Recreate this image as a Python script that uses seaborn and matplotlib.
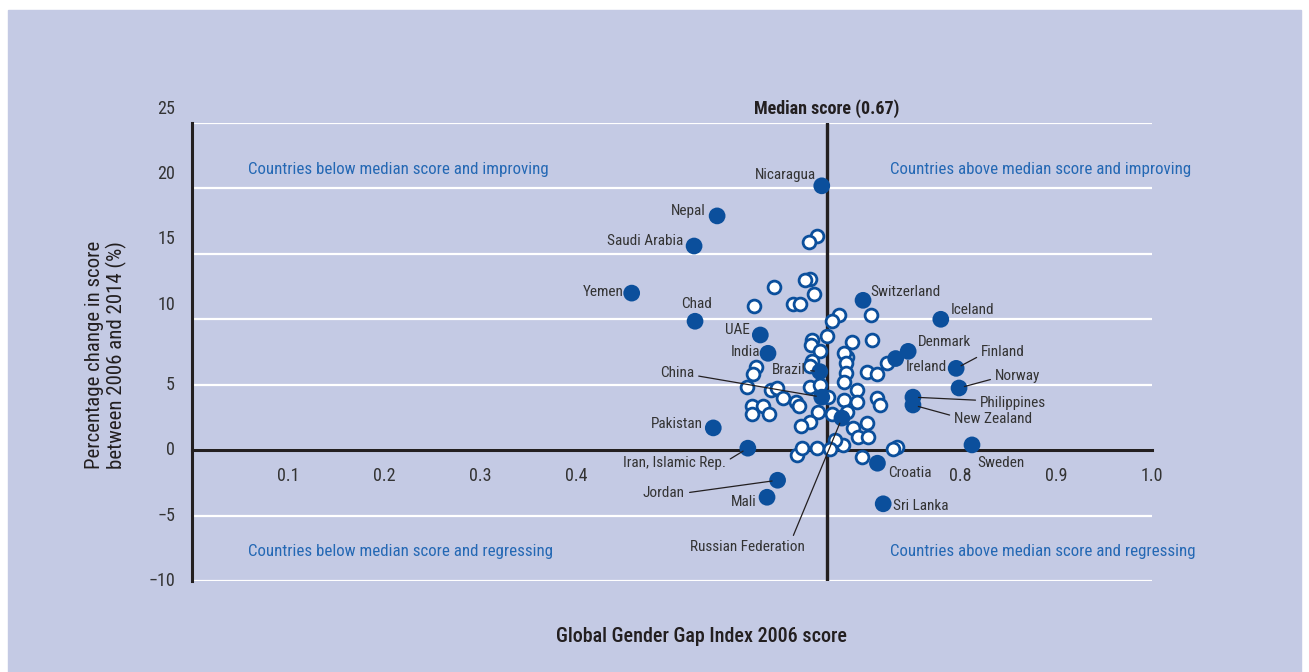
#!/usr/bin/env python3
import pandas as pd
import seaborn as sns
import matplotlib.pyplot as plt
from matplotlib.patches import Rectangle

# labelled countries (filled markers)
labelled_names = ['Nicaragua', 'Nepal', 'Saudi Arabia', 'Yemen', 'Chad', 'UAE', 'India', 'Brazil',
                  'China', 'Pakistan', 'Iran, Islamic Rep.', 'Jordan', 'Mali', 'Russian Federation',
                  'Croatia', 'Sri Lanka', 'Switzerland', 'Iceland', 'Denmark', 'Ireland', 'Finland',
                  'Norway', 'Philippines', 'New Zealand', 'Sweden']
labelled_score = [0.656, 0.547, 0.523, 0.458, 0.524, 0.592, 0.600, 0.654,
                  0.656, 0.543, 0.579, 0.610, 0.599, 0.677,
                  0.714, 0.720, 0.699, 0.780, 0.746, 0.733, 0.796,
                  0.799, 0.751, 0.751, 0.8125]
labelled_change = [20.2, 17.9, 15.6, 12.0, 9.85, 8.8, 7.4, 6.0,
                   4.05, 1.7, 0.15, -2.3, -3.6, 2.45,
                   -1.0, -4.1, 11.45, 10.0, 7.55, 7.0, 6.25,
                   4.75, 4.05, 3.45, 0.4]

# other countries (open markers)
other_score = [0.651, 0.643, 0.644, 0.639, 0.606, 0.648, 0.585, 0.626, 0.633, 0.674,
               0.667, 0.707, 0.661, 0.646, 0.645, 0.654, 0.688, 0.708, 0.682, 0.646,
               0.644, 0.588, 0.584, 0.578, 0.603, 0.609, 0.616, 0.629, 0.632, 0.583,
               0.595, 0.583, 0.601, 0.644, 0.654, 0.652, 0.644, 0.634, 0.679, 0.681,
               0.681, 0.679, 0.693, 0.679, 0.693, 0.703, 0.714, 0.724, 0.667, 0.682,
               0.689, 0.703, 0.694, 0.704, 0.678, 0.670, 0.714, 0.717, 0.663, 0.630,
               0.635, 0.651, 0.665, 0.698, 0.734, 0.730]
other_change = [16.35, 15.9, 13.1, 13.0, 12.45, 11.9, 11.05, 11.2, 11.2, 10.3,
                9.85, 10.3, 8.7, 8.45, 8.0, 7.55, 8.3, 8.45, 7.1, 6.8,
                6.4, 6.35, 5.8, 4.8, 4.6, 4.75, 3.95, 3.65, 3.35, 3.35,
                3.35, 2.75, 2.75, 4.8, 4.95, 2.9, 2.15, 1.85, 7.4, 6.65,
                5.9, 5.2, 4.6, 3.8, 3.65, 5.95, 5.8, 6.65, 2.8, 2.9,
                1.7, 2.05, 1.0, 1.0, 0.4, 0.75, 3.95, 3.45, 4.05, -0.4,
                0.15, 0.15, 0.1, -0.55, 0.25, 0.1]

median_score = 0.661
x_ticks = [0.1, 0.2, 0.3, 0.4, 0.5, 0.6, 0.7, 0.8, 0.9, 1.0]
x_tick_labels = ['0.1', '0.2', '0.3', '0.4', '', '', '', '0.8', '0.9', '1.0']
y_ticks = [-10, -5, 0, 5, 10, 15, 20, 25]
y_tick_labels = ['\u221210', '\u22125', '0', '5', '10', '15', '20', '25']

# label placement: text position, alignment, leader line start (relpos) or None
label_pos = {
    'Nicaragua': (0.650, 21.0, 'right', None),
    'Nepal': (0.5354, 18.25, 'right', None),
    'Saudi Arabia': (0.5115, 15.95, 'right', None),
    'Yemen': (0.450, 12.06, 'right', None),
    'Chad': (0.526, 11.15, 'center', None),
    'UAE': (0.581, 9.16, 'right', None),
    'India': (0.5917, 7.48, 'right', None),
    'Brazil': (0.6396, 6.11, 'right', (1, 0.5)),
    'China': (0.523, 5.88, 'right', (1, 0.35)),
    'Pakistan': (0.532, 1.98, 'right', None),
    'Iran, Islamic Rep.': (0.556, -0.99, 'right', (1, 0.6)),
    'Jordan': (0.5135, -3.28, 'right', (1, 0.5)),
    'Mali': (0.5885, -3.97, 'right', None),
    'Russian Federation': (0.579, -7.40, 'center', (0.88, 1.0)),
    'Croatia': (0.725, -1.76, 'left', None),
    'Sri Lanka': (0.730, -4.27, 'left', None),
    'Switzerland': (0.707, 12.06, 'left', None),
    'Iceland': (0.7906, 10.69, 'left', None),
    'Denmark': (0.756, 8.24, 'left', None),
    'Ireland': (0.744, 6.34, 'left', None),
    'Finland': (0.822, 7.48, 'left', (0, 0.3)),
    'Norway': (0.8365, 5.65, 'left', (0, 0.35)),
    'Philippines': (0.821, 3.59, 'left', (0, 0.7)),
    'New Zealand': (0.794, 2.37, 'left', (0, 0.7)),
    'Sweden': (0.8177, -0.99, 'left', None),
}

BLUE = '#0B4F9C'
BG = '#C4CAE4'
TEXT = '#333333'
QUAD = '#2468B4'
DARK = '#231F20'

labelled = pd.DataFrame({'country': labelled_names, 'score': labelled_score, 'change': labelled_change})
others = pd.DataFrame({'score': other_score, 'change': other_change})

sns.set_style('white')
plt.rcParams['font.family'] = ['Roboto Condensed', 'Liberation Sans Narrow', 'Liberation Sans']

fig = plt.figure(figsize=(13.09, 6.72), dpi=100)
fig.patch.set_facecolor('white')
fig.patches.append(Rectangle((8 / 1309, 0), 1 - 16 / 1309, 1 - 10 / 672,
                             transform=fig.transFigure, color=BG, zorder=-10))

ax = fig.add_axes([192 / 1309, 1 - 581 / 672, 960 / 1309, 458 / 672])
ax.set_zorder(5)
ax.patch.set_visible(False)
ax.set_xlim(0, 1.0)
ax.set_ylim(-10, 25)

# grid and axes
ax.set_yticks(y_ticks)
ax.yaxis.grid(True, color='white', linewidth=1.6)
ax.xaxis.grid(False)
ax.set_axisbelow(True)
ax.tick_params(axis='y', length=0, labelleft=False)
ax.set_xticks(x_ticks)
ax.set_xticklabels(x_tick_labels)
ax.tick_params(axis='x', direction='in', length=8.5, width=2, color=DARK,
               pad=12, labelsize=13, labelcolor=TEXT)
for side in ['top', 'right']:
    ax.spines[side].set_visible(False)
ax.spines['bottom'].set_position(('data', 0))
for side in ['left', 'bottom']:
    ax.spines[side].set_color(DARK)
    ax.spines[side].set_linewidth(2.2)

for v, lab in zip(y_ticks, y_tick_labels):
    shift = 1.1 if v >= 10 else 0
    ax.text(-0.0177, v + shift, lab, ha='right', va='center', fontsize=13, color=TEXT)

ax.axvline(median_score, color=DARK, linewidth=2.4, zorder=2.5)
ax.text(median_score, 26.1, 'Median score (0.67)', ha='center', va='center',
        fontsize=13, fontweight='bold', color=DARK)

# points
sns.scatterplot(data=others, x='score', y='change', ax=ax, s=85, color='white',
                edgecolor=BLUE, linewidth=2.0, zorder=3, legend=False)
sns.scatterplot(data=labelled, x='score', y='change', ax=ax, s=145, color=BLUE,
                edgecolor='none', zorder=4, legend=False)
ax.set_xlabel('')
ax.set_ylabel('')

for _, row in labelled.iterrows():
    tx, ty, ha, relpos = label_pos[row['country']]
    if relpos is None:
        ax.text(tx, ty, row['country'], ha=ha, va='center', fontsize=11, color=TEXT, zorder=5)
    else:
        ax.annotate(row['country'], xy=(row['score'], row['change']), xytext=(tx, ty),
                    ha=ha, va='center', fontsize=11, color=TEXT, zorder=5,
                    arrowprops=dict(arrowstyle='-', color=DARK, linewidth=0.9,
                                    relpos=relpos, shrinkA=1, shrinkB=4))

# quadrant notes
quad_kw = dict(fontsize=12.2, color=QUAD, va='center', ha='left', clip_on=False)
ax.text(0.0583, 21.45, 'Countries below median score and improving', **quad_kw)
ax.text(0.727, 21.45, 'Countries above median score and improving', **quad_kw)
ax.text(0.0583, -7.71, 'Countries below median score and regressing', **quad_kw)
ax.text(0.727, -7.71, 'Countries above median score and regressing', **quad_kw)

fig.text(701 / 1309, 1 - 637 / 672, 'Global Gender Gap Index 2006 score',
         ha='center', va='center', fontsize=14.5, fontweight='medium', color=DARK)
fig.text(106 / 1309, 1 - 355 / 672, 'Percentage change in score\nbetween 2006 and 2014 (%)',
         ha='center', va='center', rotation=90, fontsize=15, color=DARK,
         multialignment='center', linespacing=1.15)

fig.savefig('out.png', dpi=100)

* Work required:
Only the lines from the top of the data through the line with "from matplotlib.patches import Rectangle" should be quoted, exactly and with both ends kept; skip the pictures.

* In response:
Recreate this image as a Python script that uses seaborn and matplotlib.
#!/usr/bin/env python3
import pandas as pd
import seaborn as sns
import matplotlib.pyplot as plt
from matplotlib.patches import Rectangle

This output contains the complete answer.